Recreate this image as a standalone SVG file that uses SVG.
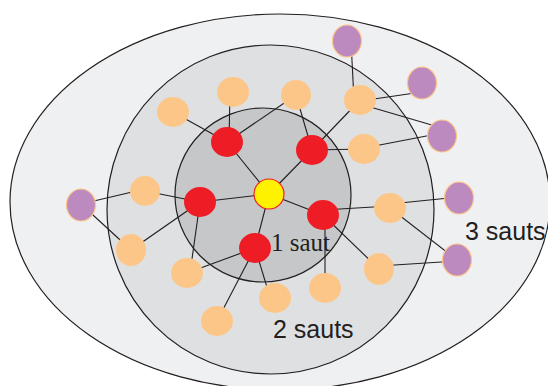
<svg xmlns="http://www.w3.org/2000/svg" width="548" height="386" viewBox="0 0 548 386">
<style>
.ring{stroke:#231F20;stroke-width:1.2}
.e line{stroke:#231F20;stroke-width:1.1}
.y{fill:#FFF200;stroke:#EE1C25;stroke-width:1.2}
.r{fill:#EE1C25}
.o{fill:#FDC689}
.p{fill:#BC8ABF;stroke:#FDC689;stroke-width:1.2}
.lbl{font-family:"Liberation Sans",Arial,sans-serif;font-size:25px;fill:#231F20}
.lbs{font-family:"Liberation Serif","Times New Roman",serif;font-size:25px;fill:#231F20}
</style>
<rect width="548" height="386" fill="#FFFFFF"/>
<g id="zone3"><ellipse class="ring" cx="280" cy="202" rx="270" ry="188" fill="#EFF0F2"/></g>
<g id="zone2"><ellipse class="ring" cx="270.5" cy="209.5" rx="163.5" ry="164.5" fill="#DFE0E2"/></g>
<g id="zone1"><ellipse class="ring" cx="263" cy="195" rx="88" ry="87" fill="#C6C7C9"/></g>
<g id="connectors" class="e">
<line x1="269" y1="194" x2="227" y2="142"/>
<line x1="269" y1="194" x2="312" y2="150"/>
<line x1="269" y1="194" x2="200" y2="202"/>
<line x1="269" y1="194" x2="323" y2="215"/>
<line x1="269" y1="194" x2="255" y2="248"/>
<line x1="227" y1="142" x2="173" y2="112"/>
<line x1="229" y1="142" x2="230" y2="92"/>
<line x1="227" y1="142" x2="296" y2="95"/>
<line x1="312" y1="150" x2="296" y2="95"/>
<line x1="312" y1="150" x2="360" y2="100"/>
<line x1="312" y1="150" x2="364" y2="149"/>
<line x1="200" y1="202" x2="145" y2="191"/>
<line x1="200" y1="202" x2="131" y2="250"/>
<line x1="200" y1="202" x2="190" y2="273"/>
<line x1="255" y1="248" x2="187" y2="273"/>
<line x1="255" y1="248" x2="217" y2="321"/>
<line x1="255" y1="248" x2="270" y2="297"/>
<line x1="325" y1="215" x2="325" y2="288"/>
<line x1="323" y1="215" x2="379" y2="269"/>
<line x1="323" y1="210" x2="390" y2="206"/>
<line x1="351" y1="41" x2="354" y2="100"/>
<line x1="360" y1="101" x2="422" y2="92"/>
<line x1="360" y1="104" x2="442" y2="128"/>
<line x1="364" y1="148" x2="442" y2="133"/>
<line x1="390" y1="204" x2="459" y2="197"/>
<line x1="390" y1="208" x2="457" y2="260"/>
<line x1="379" y1="266" x2="457" y2="261"/>
<line x1="81" y1="204" x2="145" y2="189"/>
<line x1="81" y1="204" x2="131" y2="250"/>
</g>
<g id="n0"><ellipse class="y" cx="269" cy="194" rx="15" ry="15"/></g>
<g id="r1"><ellipse class="r" cx="227" cy="142" rx="16" ry="15"/></g>
<g id="r2"><ellipse class="r" cx="312" cy="150" rx="16" ry="15"/></g>
<g id="r3"><ellipse class="r" cx="200" cy="202" rx="16" ry="15"/></g>
<g id="r4"><ellipse class="r" cx="323" cy="215" rx="16" ry="15"/></g>
<g id="r5"><ellipse class="r" cx="255" cy="248" rx="16" ry="15"/></g>
<g id="o1"><ellipse class="o" cx="173" cy="112" rx="16" ry="15"/></g>
<g id="o2"><ellipse class="o" cx="233" cy="92" rx="16" ry="15"/></g>
<g id="o3"><ellipse class="o" cx="296" cy="95" rx="15" ry="15"/></g>
<g id="o4"><ellipse class="o" cx="360" cy="100" rx="16" ry="15"/></g>
<g id="o5"><ellipse class="o" cx="364" cy="149" rx="16" ry="15"/></g>
<g id="o6"><ellipse class="o" cx="145" cy="191" rx="15" ry="15"/></g>
<g id="o7"><ellipse class="o" cx="131" cy="250" rx="15" ry="16"/></g>
<g id="o8"><ellipse class="o" cx="187" cy="273" rx="16" ry="15"/></g>
<g id="o9"><ellipse class="o" cx="217" cy="321" rx="16" ry="15"/></g>
<g id="o10"><ellipse class="o" cx="275" cy="298" rx="16" ry="15"/></g>
<g id="o11"><ellipse class="o" cx="325" cy="288" rx="16" ry="15"/></g>
<g id="o12"><ellipse class="o" cx="379" cy="269" rx="15" ry="16"/></g>
<g id="o13"><ellipse class="o" cx="390" cy="208" rx="16" ry="15"/></g>
<g id="p1"><ellipse class="p" cx="347" cy="41" rx="14.5" ry="16"/></g>
<g id="p2"><ellipse class="p" cx="422" cy="83" rx="14.5" ry="16"/></g>
<g id="p3"><ellipse class="p" cx="442" cy="136" rx="14.5" ry="16"/></g>
<g id="p4"><ellipse class="p" cx="459" cy="198" rx="14.5" ry="16"/></g>
<g id="p5"><ellipse class="p" cx="457" cy="260" rx="14.5" ry="16"/></g>
<g id="p6"><ellipse class="p" cx="81" cy="205" rx="14.5" ry="16"/></g>
<text class="lbs" x="271" y="251">1 saut</text>
<text class="lbl" x="273" y="338">2 sauts</text>
<text class="lbl" x="465" y="240">3 sauts</text>
</svg>
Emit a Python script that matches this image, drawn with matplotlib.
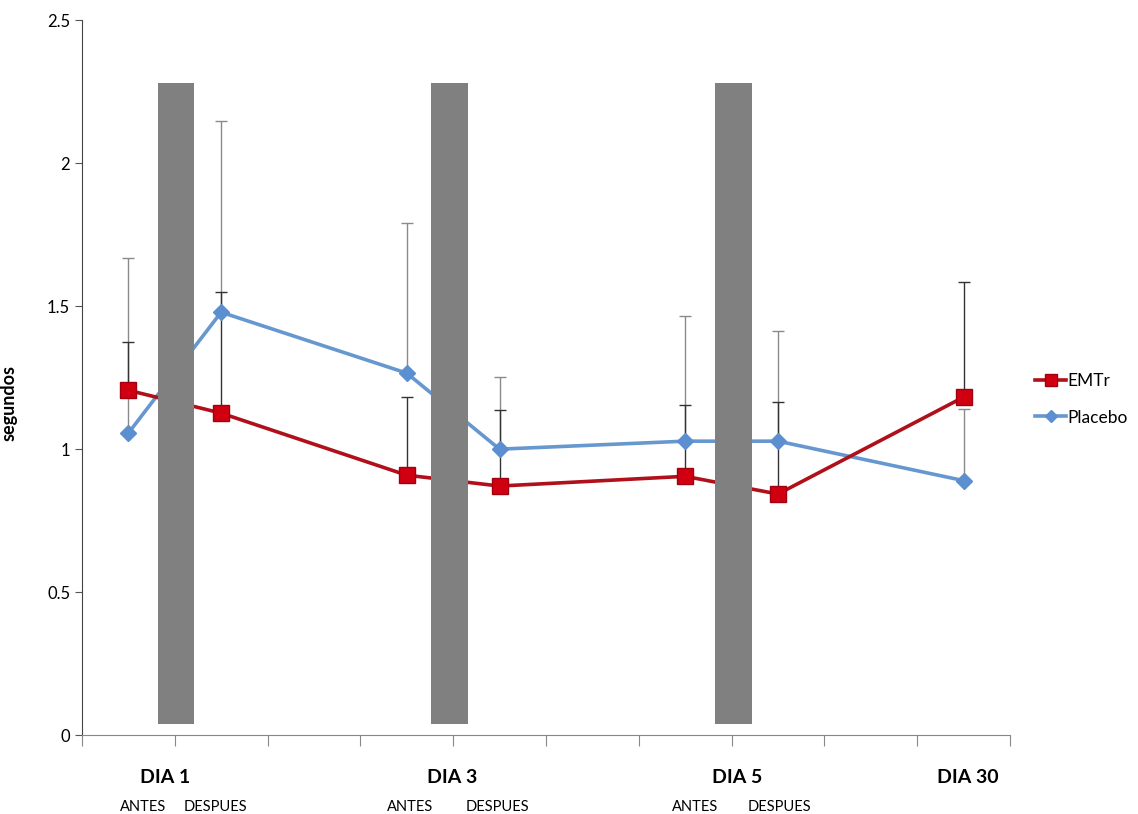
import numpy as np
import matplotlib.pyplot as plt

plt.rcParams['font.family'] = ['Lato', 'DejaVu Sans']

# category slots (10 slots, Excel style, ticks between slots)
slots = [0, 1, 3, 4, 6, 7, 9]

emtr = [1.206, 1.126, 0.909, 0.871, 0.905, 0.843, 1.182]
emtr_err = [0.168, 0.423, 0.273, 0.265, 0.249, 0.321, 0.403]

placebo = [1.056, 1.479, 1.266, 1.000, 1.028, 1.028, 0.890]
placebo_err = [0.612, 0.668, 0.524, 0.252, 0.437, 0.385, 0.250]

# stimulation sessions (grey bands)
session_x = [0.51, 3.46, 6.52]
session_bottom = 0.04
session_top = 2.28

day_labels = ['DIA 1', 'DIA 3', 'DIA 5', 'DIA 30']
day_x = [0.40, 3.49, 6.56, 9.05]
sub_labels = ['ANTES', 'DESPUES', 'ANTES', 'DESPUES', 'ANTES', 'DESPUES']
sub_x = [0.16, 0.94, 3.04, 3.98, 6.11, 7.02]

fig = plt.figure(figsize=(11.38, 8.14), dpi=100)
ax = fig.add_axes([0.072, 0.097, 0.8155, 0.878])

ax.errorbar(slots, placebo, yerr=[np.zeros(len(placebo)), placebo_err],
            fmt='none', ecolor='#8a8a8a', elinewidth=1.0, capsize=4, capthick=1.0, zorder=2)
ax.errorbar(slots, emtr, yerr=[np.zeros(len(emtr)), emtr_err],
            fmt='none', ecolor='#333333', elinewidth=1.0, capsize=4, capthick=1.0, zorder=2)

ax.plot(slots, placebo, color='#6797cf', lw=2.6, marker='D', ms=8,
        mfc='#5b8fd0', mec='#5b8fd0', label='Placebo', zorder=3)
ax.plot(slots, emtr, color='#b0101a', lw=2.6, marker='s', ms=11,
        mfc='#d00010', mec='#a00010', label='EMTr', zorder=4)

ax.bar(session_x, session_top - session_bottom, bottom=session_bottom, width=0.39,
       color='#808080', zorder=5)

ax.set_xlim(-0.5, 9.5)
ax.set_ylim(0, 2.5)
ax.set_yticks([0, 0.5, 1, 1.5, 2, 2.5])
ax.set_yticklabels(['0', '0.5', '1', '1.5', '2', '2.5'], fontsize=12)
ax.set_xticks(np.arange(-0.5, 10, 1))
ax.set_xticklabels([])
ax.tick_params(axis='x', length=8, color='#888888', direction='out')
ax.tick_params(axis='y', length=5, color='#555555', direction='out')

for s in ['top', 'right']:
    ax.spines[s].set_visible(False)
ax.spines['left'].set_color('#444444')
ax.spines['bottom'].set_color('#888888')

ax.set_ylabel('segundos', fontsize=13, fontweight='bold')
ax.yaxis.set_label_coords(-0.069, 0.465)

tr = ax.get_xaxis_transform()
for lab, x in zip(day_labels, day_x):
    ax.text(x, -0.060, lab, transform=tr, ha='center', va='center',
            fontsize=14, fontweight='bold')
for lab, x in zip(sub_labels, sub_x):
    ax.text(x, -0.101, lab, transform=tr, ha='center', va='center', fontsize=10.5)

handles, labels = ax.get_legend_handles_labels()
ax.legend(handles[::-1], labels[::-1], loc='center left', bbox_to_anchor=(1.01, 0.47),
          frameon=False, fontsize=12.5, handlelength=1.8, labelspacing=1.2,
          handletextpad=0.1, markerscale=0.8)

fig.savefig('out.png', dpi=100)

▬▬▬▬▬▬

Pictures are excluded. Repeat exactly the lines from the one containing "Emit a Python" to the one containing "color='#808080', zorder=5)", inclusive.

- FULL RESPONSE -
Emit a Python script that matches this image, drawn with matplotlib.
import numpy as np
import matplotlib.pyplot as plt

plt.rcParams['font.family'] = ['Lato', 'DejaVu Sans']

# category slots (10 slots, Excel style, ticks between slots)
slots = [0, 1, 3, 4, 6, 7, 9]

emtr = [1.206, 1.126, 0.909, 0.871, 0.905, 0.843, 1.182]
emtr_err = [0.168, 0.423, 0.273, 0.265, 0.249, 0.321, 0.403]

placebo = [1.056, 1.479, 1.266, 1.000, 1.028, 1.028, 0.890]
placebo_err = [0.612, 0.668, 0.524, 0.252, 0.437, 0.385, 0.250]

# stimulation sessions (grey bands)
session_x = [0.51, 3.46, 6.52]
session_bottom = 0.04
session_top = 2.28

day_labels = ['DIA 1', 'DIA 3', 'DIA 5', 'DIA 30']
day_x = [0.40, 3.49, 6.56, 9.05]
sub_labels = ['ANTES', 'DESPUES', 'ANTES', 'DESPUES', 'ANTES', 'DESPUES']
sub_x = [0.16, 0.94, 3.04, 3.98, 6.11, 7.02]

fig = plt.figure(figsize=(11.38, 8.14), dpi=100)
ax = fig.add_axes([0.072, 0.097, 0.8155, 0.878])

ax.errorbar(slots, placebo, yerr=[np.zeros(len(placebo)), placebo_err],
            fmt='none', ecolor='#8a8a8a', elinewidth=1.0, capsize=4, capthick=1.0, zorder=2)
ax.errorbar(slots, emtr, yerr=[np.zeros(len(emtr)), emtr_err],
            fmt='none', ecolor='#333333', elinewidth=1.0, capsize=4, capthick=1.0, zorder=2)

ax.plot(slots, placebo, color='#6797cf', lw=2.6, marker='D', ms=8,
        mfc='#5b8fd0', mec='#5b8fd0', label='Placebo', zorder=3)
ax.plot(slots, emtr, color='#b0101a', lw=2.6, marker='s', ms=11,
        mfc='#d00010', mec='#a00010', label='EMTr', zorder=4)

ax.bar(session_x, session_top - session_bottom, bottom=session_bottom, width=0.39,
       color='#808080', zorder=5)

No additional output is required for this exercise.